### Exercise materials ###
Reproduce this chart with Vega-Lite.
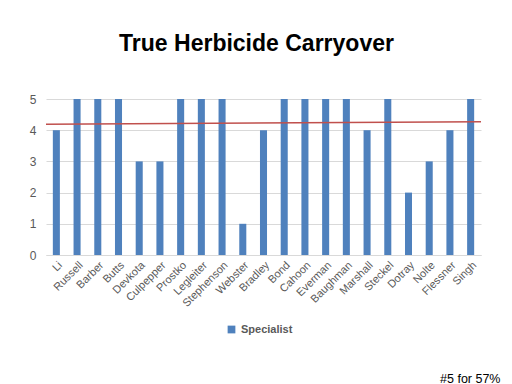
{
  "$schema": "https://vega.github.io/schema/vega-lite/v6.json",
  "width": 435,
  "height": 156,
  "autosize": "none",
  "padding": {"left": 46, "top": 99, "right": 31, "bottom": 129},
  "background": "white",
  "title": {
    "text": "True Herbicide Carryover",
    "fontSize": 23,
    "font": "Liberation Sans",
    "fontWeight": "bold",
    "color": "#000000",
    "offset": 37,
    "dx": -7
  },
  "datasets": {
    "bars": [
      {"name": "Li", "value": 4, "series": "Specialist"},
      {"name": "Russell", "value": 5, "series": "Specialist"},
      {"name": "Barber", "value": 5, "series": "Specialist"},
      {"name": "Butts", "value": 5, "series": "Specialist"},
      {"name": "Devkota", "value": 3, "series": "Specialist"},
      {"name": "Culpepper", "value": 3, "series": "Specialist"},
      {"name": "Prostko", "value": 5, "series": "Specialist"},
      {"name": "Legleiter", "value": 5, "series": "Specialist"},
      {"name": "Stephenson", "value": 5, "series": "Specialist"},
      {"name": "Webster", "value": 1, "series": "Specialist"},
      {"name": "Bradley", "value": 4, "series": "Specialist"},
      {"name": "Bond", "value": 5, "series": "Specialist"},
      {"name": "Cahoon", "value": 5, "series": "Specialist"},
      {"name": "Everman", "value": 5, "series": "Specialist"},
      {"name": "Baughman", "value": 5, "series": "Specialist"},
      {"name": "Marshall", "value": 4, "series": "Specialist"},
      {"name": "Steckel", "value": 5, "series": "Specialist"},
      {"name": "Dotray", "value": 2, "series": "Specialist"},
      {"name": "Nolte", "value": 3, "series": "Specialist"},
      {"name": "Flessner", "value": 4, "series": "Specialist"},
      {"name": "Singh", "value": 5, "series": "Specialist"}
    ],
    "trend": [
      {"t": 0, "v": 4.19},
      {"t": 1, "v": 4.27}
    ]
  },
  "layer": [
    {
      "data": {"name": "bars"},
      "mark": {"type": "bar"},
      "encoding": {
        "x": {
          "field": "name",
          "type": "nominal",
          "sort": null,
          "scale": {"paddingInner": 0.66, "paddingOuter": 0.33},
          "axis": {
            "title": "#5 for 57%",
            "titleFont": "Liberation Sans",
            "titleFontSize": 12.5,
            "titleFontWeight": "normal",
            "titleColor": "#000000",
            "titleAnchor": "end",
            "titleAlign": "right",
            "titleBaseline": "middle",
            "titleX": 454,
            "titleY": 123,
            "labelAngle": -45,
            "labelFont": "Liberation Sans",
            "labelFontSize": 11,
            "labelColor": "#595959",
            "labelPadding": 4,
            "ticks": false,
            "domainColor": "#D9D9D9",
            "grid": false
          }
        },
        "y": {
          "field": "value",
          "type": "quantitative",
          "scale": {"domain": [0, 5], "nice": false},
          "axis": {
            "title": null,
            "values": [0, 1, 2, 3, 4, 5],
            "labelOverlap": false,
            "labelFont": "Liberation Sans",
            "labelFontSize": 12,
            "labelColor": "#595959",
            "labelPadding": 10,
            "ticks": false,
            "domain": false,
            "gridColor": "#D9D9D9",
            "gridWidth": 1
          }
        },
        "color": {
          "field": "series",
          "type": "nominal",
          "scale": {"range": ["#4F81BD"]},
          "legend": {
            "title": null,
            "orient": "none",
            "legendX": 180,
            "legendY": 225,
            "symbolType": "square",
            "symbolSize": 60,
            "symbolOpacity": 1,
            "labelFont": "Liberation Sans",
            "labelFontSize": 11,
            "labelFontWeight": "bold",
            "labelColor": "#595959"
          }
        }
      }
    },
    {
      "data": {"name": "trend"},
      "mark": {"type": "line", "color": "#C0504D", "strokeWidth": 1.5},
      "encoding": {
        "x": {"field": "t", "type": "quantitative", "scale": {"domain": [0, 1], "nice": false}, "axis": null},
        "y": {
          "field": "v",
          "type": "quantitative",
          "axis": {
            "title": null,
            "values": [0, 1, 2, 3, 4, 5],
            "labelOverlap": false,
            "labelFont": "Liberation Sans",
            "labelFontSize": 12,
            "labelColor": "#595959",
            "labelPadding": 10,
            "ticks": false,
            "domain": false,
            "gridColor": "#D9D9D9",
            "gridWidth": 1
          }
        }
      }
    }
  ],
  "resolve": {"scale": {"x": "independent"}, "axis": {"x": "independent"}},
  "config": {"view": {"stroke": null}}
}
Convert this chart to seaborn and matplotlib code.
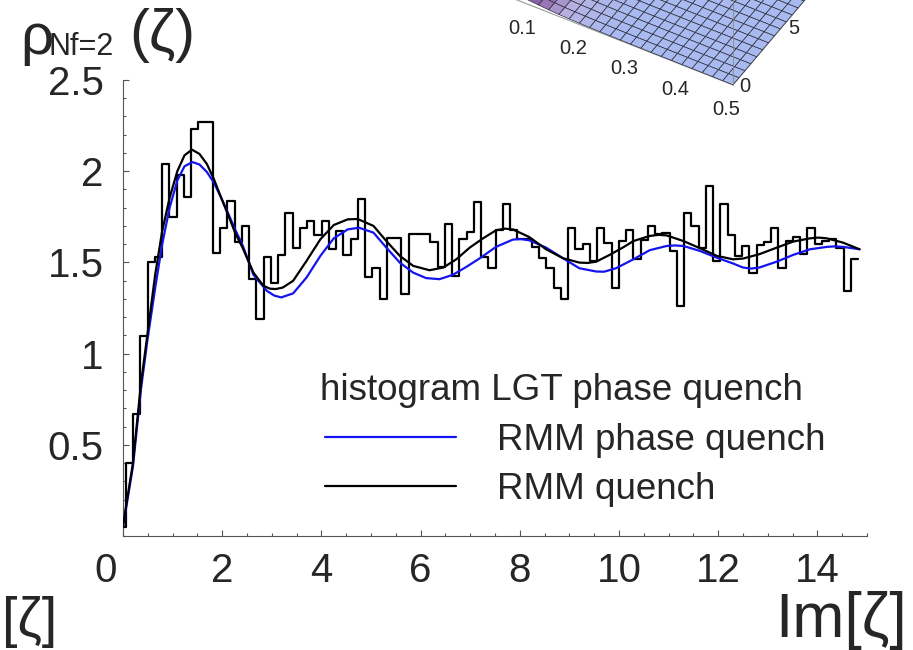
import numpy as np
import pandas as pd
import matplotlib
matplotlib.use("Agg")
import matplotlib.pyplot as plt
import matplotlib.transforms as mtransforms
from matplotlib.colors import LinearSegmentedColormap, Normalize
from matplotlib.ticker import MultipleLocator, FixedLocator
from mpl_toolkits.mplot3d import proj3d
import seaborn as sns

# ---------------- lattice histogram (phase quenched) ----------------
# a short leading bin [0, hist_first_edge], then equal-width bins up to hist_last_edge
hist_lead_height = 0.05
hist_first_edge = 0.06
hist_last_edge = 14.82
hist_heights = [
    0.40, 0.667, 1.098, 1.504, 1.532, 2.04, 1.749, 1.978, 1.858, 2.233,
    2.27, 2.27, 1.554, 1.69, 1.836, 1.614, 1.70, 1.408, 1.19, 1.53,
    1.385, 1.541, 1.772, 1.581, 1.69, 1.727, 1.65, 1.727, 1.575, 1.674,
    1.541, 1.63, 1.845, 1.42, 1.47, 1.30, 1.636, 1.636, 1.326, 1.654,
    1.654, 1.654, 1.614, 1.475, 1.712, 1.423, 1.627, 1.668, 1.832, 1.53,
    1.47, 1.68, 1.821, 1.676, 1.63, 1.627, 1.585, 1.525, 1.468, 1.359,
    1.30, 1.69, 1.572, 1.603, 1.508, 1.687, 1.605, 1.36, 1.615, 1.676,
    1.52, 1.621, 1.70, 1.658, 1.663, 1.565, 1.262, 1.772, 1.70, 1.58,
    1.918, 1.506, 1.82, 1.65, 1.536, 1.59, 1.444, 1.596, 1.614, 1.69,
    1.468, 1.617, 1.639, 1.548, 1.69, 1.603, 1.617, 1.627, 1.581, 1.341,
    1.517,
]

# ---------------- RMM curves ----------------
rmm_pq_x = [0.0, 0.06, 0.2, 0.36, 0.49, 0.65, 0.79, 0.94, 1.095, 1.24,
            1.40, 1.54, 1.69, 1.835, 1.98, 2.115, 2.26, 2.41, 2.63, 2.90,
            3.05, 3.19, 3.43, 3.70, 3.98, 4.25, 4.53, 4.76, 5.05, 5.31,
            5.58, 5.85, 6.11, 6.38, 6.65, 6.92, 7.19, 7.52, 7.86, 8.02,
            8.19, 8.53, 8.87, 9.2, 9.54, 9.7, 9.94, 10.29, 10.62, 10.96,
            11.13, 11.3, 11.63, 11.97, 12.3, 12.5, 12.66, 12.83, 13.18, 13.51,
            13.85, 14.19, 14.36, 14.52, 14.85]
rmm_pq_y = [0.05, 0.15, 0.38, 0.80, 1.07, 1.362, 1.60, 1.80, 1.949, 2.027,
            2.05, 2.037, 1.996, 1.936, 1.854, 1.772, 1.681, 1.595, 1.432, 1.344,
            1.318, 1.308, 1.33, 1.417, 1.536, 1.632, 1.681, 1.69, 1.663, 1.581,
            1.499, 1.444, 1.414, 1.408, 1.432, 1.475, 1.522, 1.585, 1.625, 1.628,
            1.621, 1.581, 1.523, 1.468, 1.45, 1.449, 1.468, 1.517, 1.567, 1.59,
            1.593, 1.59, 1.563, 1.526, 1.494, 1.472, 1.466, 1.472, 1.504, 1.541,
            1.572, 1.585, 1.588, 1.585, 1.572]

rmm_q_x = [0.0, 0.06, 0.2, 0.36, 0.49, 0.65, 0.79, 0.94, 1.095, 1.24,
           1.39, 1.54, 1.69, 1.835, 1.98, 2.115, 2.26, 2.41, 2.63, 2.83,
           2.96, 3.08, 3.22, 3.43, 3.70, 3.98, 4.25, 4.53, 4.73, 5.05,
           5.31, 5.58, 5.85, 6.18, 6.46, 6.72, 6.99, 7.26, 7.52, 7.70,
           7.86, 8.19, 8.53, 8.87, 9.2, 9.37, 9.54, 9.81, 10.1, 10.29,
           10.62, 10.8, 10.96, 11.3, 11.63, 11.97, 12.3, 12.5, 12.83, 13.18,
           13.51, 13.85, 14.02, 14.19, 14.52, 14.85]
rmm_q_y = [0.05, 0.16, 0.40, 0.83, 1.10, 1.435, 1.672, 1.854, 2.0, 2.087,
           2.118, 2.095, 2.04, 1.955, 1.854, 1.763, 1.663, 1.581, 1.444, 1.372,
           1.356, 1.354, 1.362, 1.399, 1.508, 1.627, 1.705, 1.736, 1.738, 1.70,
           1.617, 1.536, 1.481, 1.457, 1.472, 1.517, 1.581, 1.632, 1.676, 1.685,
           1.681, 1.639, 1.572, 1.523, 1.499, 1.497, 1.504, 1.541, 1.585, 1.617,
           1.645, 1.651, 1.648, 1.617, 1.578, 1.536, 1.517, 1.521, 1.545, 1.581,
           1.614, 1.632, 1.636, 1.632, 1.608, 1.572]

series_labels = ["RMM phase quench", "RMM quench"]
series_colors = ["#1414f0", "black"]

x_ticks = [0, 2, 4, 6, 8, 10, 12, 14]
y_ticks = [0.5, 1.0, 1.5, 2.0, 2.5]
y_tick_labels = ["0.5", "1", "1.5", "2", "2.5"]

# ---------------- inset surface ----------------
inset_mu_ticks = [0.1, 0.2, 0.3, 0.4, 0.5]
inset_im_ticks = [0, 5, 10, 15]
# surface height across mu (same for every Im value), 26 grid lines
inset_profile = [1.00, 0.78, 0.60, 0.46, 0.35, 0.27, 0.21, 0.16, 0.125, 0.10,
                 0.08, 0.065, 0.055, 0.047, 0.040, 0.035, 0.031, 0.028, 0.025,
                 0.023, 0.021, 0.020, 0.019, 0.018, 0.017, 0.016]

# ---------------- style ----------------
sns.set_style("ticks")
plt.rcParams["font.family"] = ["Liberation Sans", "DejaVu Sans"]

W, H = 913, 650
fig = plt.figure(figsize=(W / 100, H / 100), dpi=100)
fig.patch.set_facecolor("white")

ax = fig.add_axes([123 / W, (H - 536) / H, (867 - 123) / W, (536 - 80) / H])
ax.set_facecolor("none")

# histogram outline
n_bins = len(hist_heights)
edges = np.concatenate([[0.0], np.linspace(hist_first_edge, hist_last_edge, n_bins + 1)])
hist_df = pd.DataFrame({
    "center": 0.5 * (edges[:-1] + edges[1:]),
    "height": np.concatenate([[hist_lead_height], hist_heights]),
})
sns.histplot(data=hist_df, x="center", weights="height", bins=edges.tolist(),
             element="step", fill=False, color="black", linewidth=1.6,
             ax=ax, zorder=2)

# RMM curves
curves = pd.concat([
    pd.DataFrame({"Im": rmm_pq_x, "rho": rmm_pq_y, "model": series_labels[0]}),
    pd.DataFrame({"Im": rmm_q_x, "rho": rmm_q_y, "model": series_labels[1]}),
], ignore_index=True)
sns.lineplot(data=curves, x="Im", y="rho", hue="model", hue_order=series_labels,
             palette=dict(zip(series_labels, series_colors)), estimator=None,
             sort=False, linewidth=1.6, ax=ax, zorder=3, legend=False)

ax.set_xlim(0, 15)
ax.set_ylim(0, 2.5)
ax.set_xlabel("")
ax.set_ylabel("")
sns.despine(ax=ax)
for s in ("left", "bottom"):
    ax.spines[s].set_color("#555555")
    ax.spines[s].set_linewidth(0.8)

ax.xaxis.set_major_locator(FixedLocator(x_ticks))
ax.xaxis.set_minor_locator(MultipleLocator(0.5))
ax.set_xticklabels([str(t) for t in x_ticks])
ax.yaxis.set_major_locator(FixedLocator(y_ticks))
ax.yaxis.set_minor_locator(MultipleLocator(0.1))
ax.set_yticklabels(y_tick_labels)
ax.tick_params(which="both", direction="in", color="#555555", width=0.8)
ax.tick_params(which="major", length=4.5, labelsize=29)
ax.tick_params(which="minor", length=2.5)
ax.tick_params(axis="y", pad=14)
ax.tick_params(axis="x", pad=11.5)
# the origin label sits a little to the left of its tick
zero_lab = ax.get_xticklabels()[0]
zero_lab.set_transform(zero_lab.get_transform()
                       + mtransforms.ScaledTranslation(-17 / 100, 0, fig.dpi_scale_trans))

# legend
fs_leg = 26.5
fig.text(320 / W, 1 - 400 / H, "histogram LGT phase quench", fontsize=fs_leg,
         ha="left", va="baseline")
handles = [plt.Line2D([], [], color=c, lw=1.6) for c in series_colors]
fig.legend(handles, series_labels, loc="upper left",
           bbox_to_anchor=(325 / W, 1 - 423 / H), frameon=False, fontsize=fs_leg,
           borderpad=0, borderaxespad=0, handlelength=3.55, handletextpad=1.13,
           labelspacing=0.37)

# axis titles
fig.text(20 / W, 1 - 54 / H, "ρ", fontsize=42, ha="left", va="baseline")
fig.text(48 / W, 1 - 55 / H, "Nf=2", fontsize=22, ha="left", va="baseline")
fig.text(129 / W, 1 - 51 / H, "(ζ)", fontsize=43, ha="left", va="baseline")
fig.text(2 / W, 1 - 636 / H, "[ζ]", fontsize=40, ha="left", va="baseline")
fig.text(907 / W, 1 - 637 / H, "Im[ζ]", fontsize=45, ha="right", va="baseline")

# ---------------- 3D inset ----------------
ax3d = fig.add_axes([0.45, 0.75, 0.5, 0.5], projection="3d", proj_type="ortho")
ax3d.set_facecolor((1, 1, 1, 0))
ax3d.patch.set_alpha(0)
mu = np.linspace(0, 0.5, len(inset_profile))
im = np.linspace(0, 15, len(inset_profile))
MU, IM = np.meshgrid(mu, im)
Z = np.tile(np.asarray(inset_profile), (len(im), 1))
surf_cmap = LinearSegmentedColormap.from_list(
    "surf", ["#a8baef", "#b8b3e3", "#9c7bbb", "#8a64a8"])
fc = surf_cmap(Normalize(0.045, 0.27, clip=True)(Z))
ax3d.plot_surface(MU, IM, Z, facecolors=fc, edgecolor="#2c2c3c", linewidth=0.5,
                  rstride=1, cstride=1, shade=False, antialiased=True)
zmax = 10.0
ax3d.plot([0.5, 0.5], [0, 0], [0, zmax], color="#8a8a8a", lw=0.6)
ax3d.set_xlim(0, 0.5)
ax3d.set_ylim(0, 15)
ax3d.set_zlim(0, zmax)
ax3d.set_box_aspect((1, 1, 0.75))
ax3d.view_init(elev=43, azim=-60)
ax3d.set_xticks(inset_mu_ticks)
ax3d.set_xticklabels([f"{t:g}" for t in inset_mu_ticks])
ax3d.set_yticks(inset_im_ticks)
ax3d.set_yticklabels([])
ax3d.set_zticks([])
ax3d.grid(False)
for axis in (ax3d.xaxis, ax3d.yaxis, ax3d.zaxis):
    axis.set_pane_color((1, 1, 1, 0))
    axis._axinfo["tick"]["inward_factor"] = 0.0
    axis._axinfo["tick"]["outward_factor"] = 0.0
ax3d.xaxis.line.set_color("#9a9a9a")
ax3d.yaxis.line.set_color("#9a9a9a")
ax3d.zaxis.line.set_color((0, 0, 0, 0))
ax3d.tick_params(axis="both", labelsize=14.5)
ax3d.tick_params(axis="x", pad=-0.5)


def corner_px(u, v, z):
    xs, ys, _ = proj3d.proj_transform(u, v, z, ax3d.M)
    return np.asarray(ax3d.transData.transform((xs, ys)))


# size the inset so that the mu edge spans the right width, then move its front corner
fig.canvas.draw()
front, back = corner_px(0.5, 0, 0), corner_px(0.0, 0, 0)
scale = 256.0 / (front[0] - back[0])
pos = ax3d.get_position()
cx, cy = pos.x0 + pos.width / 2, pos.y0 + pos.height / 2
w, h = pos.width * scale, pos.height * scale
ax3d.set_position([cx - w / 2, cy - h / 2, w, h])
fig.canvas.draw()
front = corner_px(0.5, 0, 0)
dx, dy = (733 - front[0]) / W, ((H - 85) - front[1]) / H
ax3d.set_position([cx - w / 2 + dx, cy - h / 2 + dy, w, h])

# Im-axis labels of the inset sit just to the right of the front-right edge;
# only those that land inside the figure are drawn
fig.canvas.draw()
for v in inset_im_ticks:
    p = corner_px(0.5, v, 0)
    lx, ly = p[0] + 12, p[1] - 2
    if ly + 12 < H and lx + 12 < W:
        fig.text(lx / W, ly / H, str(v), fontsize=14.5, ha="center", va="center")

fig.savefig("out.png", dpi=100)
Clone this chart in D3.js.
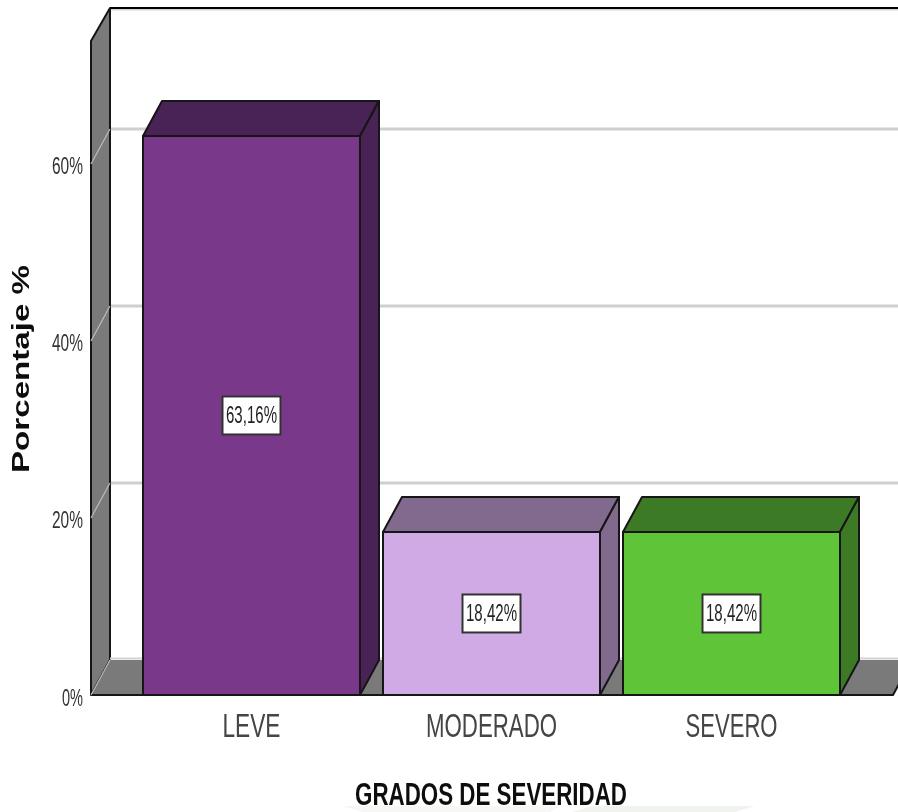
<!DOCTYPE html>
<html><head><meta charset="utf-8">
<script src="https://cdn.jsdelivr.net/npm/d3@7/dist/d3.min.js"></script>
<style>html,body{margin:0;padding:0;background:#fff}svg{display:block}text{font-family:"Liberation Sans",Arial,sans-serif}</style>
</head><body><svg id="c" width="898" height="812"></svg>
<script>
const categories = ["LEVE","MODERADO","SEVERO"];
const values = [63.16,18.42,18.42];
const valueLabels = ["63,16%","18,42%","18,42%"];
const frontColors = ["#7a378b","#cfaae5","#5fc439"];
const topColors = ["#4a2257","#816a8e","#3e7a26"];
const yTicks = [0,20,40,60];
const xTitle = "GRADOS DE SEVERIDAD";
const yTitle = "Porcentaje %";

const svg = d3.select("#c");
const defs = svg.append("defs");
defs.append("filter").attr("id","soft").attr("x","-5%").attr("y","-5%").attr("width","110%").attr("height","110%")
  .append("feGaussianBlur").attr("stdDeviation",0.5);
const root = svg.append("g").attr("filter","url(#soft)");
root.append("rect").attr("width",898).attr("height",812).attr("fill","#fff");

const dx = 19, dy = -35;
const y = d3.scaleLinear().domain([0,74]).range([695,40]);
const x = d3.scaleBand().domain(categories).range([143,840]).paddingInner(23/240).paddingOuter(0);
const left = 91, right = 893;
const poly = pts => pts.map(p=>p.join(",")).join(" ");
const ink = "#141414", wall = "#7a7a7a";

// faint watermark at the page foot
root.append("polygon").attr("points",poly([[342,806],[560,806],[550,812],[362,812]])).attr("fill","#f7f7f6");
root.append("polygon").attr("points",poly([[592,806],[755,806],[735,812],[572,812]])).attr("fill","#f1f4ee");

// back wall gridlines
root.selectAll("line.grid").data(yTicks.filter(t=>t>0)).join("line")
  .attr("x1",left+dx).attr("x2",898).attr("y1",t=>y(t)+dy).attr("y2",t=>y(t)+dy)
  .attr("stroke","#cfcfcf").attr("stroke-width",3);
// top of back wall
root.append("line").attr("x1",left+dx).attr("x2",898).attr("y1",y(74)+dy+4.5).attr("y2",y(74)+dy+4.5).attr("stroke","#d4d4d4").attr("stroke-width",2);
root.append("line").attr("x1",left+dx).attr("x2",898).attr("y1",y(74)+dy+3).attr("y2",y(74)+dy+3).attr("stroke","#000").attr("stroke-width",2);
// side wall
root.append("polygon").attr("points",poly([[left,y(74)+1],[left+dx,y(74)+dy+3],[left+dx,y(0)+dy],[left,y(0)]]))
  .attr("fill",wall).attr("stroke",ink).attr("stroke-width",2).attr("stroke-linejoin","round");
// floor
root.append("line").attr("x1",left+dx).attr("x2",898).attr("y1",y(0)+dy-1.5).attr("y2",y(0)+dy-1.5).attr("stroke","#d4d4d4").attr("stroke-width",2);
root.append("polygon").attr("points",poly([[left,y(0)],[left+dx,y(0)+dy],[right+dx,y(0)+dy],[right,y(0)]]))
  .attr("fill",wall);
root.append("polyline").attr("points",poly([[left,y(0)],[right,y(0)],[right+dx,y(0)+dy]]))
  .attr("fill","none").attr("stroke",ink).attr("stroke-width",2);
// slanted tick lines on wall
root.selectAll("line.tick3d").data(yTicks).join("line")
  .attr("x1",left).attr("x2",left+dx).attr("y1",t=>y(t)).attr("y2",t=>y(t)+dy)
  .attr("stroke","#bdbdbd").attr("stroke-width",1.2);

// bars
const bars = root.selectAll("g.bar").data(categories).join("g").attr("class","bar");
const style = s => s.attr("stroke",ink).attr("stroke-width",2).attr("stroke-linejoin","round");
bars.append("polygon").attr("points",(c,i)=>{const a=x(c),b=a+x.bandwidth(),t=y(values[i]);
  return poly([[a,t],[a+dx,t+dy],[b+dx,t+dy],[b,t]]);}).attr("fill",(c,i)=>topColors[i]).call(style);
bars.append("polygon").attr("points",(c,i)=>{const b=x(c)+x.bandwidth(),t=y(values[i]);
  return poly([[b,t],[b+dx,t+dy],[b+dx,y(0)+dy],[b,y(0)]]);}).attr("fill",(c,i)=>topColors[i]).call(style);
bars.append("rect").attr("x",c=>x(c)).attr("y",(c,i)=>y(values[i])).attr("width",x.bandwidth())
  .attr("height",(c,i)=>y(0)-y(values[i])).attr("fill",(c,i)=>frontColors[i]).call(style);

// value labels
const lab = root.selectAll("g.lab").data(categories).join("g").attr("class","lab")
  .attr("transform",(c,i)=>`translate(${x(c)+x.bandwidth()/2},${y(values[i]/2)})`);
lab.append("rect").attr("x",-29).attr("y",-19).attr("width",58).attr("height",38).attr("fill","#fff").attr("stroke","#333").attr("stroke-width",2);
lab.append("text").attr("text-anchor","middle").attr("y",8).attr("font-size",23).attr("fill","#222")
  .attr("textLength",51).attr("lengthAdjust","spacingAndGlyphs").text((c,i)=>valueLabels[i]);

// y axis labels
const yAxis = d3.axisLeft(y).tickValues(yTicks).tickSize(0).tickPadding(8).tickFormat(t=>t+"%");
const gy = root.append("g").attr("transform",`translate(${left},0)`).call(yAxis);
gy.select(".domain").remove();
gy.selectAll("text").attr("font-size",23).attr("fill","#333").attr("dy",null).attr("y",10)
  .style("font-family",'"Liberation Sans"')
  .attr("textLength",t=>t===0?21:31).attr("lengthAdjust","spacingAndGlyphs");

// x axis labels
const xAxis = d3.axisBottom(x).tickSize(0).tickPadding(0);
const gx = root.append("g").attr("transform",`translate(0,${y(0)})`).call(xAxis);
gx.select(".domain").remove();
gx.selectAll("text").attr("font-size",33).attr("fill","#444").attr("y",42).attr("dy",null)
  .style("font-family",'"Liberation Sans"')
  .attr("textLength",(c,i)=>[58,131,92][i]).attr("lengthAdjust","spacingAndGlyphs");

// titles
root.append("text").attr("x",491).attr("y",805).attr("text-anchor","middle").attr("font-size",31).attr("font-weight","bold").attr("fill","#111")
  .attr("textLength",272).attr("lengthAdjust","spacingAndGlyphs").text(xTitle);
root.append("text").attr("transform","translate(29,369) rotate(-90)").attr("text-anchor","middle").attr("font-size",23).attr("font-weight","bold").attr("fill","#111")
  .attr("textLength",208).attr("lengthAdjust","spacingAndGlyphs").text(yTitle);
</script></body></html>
###
▸ To be done: Keep the images out of the copy. Repeat word for word only the lines from the one containing "Convert this chart" through the one containing "import seaborn as sns", both ends included.

▸ Completed exercise:
Convert this chart to seaborn and matplotlib code.
import numpy as np
import pandas as pd
import matplotlib
matplotlib.use("Agg")
import matplotlib.pyplot as plt
import matplotlib.transforms as mtransforms
from matplotlib.colors import LinearSegmentedColormap, Normalize
from matplotlib.ticker import MultipleLocator, FixedLocator
from mpl_toolkits.mplot3d import proj3d
import seaborn as sns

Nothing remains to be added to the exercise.